Buy- and sell-side market participants should look beyond Europe's established multilateral trading facilities (MTFs) in search of best execution, according to analysis by trading technology provider Fidessa. Data from the firm's FragINSIGHT tool reveals that niche trading destinations can capture significant market share, even in large cap stocks.
The report used Fidessa's Fragmentation Index, which calculates a single number to represent the degree of liquidity fragmentation in any individual stock or index, to compare execution outcomes across different trading venues. In particular, it distinguishes between first-generation pan-European MTFs such as Chi-X Europe, BATS Europe and Turquoise, and later niche-focused venues such as Burgundy, Equiduct and TOM MTF.
Equiduct, a pan-European retail-focused trading venue, for example, typically accounts for less than 2% of trading in constituents of the French CAC 40 index, but it has achieved a much larger slice of activity in specific stocks. For example, Equiduct has registered as much as 8% in the daily turnover of Alcatel Lucent, the communications technology provider.

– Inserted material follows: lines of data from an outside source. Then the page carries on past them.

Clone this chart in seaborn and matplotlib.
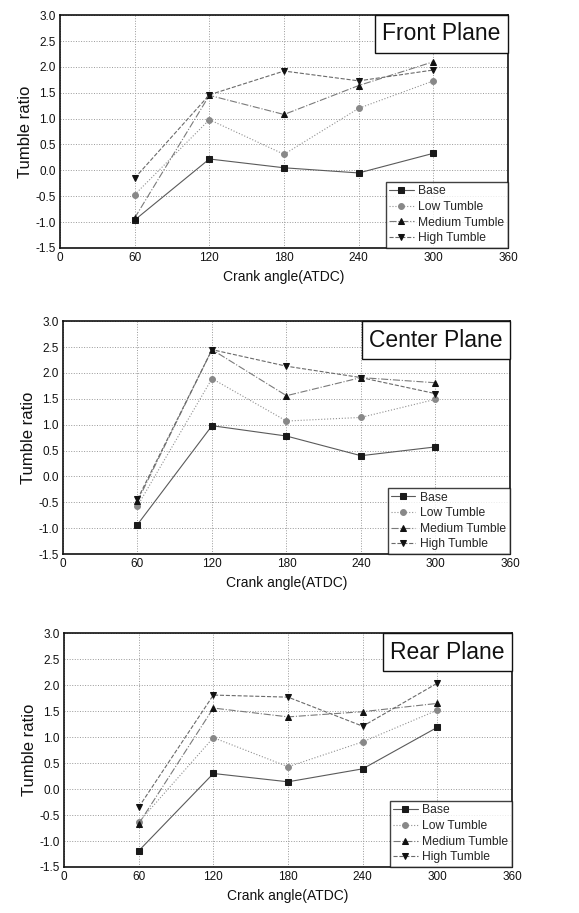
import matplotlib
matplotlib.use("Agg")
import matplotlib.pyplot as plt
from matplotlib.offsetbox import AnchoredText
import seaborn as sns
import pandas as pd

sns.set_theme(style="white")
plt.rcParams['font.family'] = ['Liberation Sans', 'DejaVu Sans']

crank_angle = [60, 120, 180, 240, 300]
series_names = ["Base", "Low Tumble", "Medium Tumble", "High Tumble"]

front_base = [-0.96, 0.22, 0.05, -0.05, 0.33]
front_low = [-0.47, 0.98, 0.31, 1.20, 1.73]
front_medium = [-0.92, 1.45, 1.08, 1.64, 2.10]
front_high = [-0.15, 1.46, 1.92, 1.73, 1.94]

center_base = [-0.93, 0.98, 0.78, 0.40, 0.57]
center_low = [-0.57, 1.89, 1.07, 1.14, 1.49]
center_medium = [-0.48, 2.45, 1.56, 1.91, 1.81]
center_high = [-0.44, 2.45, 2.13, 1.91, 1.60]

rear_base = [-1.19, 0.30, 0.14, 0.39, 1.19]
rear_low = [-0.64, 0.99, 0.43, 0.91, 1.52]
rear_medium = [-0.67, 1.56, 1.39, 1.49, 1.65]
rear_high = [-0.35, 1.81, 1.77, 1.21, 2.04]

panel_titles = ["Front Plane", "Center Plane", "Rear Plane"]
panels = [
    [front_base, front_low, front_medium, front_high],
    [center_base, center_low, center_medium, center_high],
    [rear_base, rear_low, rear_medium, rear_high],
]

x_ticks = [0, 60, 120, 180, 240, 300, 360]
y_ticks = [-1.5, -1.0, -0.5, 0.0, 0.5, 1.0, 1.5, 2.0, 2.5, 3.0]

markers = ["s", "o", "^", "v"]
linestyles = ["-", ":", "-.", "--"]
line_colors = ["#5a5a5a", "#909090", "#7a7a7a", "#6a6a6a"]
marker_colors = ["#1a1a1a", "#888888", "#111111", "#111111"]

fig = plt.figure(figsize=(5.79, 9.13), dpi=100)
axes_rects = [
    [0.1036, 0.7284, 0.774, 0.255],
    [0.1088, 0.3932, 0.772, 0.255],
    [0.1105, 0.0504, 0.774, 0.256],
]

for rect, title, vals in zip(axes_rects, panel_titles, panels):
    ax = fig.add_axes(rect)
    for name, v, m, ls, lc, mc in zip(series_names, vals, markers, linestyles, line_colors, marker_colors):
        df = pd.DataFrame({"x": crank_angle, "y": v})
        sns.lineplot(data=df, x="x", y="y", ax=ax, color=lc, linestyle=ls, linewidth=0.8,
                     marker=m, markersize=4.2, markerfacecolor=mc, markeredgecolor=mc,
                     label=name)
    ax.set_xlim(0, 360)
    ax.set_ylim(-1.5, 3.0)
    ax.set_xticks(x_ticks)
    ax.set_yticks(y_ticks)
    ax.set_xticklabels([str(t) for t in x_ticks], fontsize=8.5)
    ax.set_yticklabels([f"{t:.1f}" for t in y_ticks], fontsize=8.5)
    ax.tick_params(axis="both", length=0, pad=3, colors="#111111")
    ax.grid(True, linestyle=":", color="#999999", linewidth=0.7)
    for s in ax.spines.values():
        s.set_color("#111111")
        s.set_linewidth(1.2)
    ax.set_xlabel("Crank angle(ATDC)", fontsize=10, color="#111111", labelpad=4)
    ax.set_ylabel("Tumble ratio", fontsize=12, color="#111111", labelpad=2)
    leg = ax.legend(loc="lower right", fontsize=8.7, frameon=True, fancybox=False,
                    borderaxespad=0, handlelength=2.0, handletextpad=0.4,
                    borderpad=0.3, labelspacing=0.3)
    leg.get_frame().set_edgecolor("#111111")
    leg.get_frame().set_linewidth(1.0)
    at = AnchoredText(title, loc="upper right", frameon=True, borderpad=0, pad=0.32,
                      prop=dict(size=16.5, color="#111111"))
    at.patch.set_boxstyle("square,pad=0")
    at.patch.set_edgecolor("#111111")
    at.patch.set_linewidth(1.0)
    at.zorder = 5
    ax.add_artist(at)

fig.savefig("out.png", dpi=100)
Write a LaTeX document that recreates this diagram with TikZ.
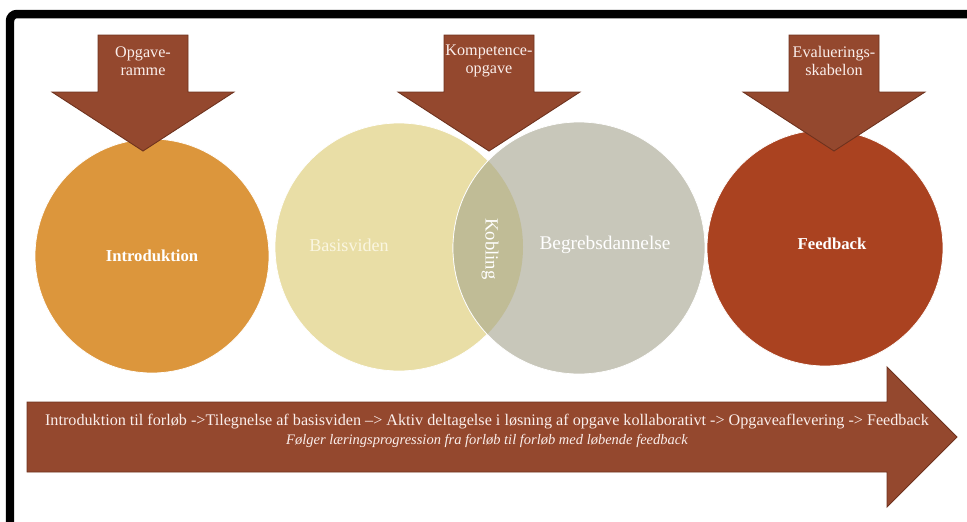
\documentclass[tikz,border=0pt]{standalone}
\usepackage{fontspec}
\setmainfont{Liberation Serif}
\usetikzlibrary{positioning}

\begin{document}
\begin{tikzpicture}[
    x=0.02cm, y=-0.02cm,
    every node/.style={font=\fontsize{9}{10}\selectfont},
    phase/.style={
        circle, inner sep=0pt, draw=white, line width=0.4pt,
        text=white, font=\fontsize{9.5}{11}\selectfont\bfseries
    },
    arrowfill/.style={
        fill={rgb,255:red,148;green,72;blue,46},
        draw={rgb,255:red,110;green,50;blue,30}, line width=0.5pt
    },
    arrowlbl/.style={
        text={rgb,255:red,250;green,238;blue,235},
        font=\fontsize{9.2}{10.5}\selectfont, align=center
    }
]
\useasboundingbox (0,0) rectangle (967,521);

%% ── Frame ──────────────────────────────────────────────────────────
\draw[line width=0.17cm, rounded corners=4pt] (10,14) rectangle (1000,540);

%% ── Circles ────────────────────────────────────────────────────────
\node[phase, minimum size=4.68cm,
      fill={rgb,255:red,220;green,150;blue,60}]
    (intro) at (152,256) {Introduktion};

\node[phase, minimum size=4.96cm,
      fill={rgb,255:red,233;green,222;blue,166}] (basis) at (399,247) {};

\node[phase, minimum size=5.04cm,
      fill={rgb,255:red,200;green,199;blue,186}] (begreb) at (579,248) {};

%% Overlap of the two middle circles
\begin{scope}
    \clip (basis.center) circle (124);
    \filldraw[fill={rgb,255:red,192;green,188;blue,150}, draw=white, line width=0.4pt]
        (begreb.center) circle (126);
\end{scope}

\node[phase, minimum size=4.72cm,
      fill={rgb,255:red,170;green,66;blue,32}] (feedback) at (825,248) {};

%% Labels inside the circles
\node[text=white, font=\fontsize{9.5}{11}\selectfont\bfseries]
    (feedbacklbl) at (832,244) {Feedback};
\node[text={rgb,255:red,250;green,246;blue,225},
      font=\fontsize{10.3}{12}\selectfont] (basislbl) at (349,245) {Basisviden};
\node[text=white, font=\fontsize{11}{12}\selectfont]
    (begreblbl) at (605,245) {Begrebsdannelse};
\node[text=white, rotate=-90, font=\fontsize{10.6}{12}\selectfont]
    (kobling) at (490,249) {Kobling};

%% ── Down arrows ────────────────────────────────────────────────────
\foreach \cx/\lbl/\nm in {143/{Opgave-\\ramme}/opg,
                          489/{Kompetence-\\opgave}/komp,
                          834/{Evaluerings-\\skabelon}/eval} {
    \draw[arrowfill]
        (\cx-45,35) -- (\cx+45,35) -- (\cx+45,92) -- (\cx+91,92)
        -- (\cx,151) -- (\cx-91,92) -- (\cx-45,92) -- cycle;
    \node[arrowlbl] (\nm) at (\cx,61) {\lbl};
}

%% ── Progression arrow ──────────────────────────────────────────────
\draw[arrowfill]
    (27,402) -- (887,402) -- (887,367) -- (957,437)
    -- (887,507) -- (887,472) -- (27,472) -- cycle;

\node[text={rgb,255:red,250;green,238;blue,235},
      font=\fontsize{9.2}{10}\selectfont] (flow) at (487,422)
    {Introduktion til forløb ->Tilegnelse af basisviden –> Aktiv deltagelse i løsning af opgave kollaborativt -> Opgaveaflevering -> Feedback};
\node[text={rgb,255:red,250;green,238;blue,235},
      font=\fontsize{8.25}{9.5}\selectfont\itshape] (note) at (487,441)
    {Følger læringsprogression fra forløb til forløb med løbende feedback};

\end{tikzpicture}
\end{document}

Moreover, the platform's share of trading in French blue chips has been rising. Equiduct traded €1 billion of CAC 40 shares in June 2011, up from €500 million in February.
“Given the relatively small proportion of total activity attributed to retail trading compared with wholesale flow, Equiduct’s success is all the more evident,” the report noted.
Fidessa also suggested that venues such as Equiduct will continue to grow after MiFID II is introduced later this year, once better quality of market data gives its core client base – retail brokers and their customers – greater transparency and market confidence.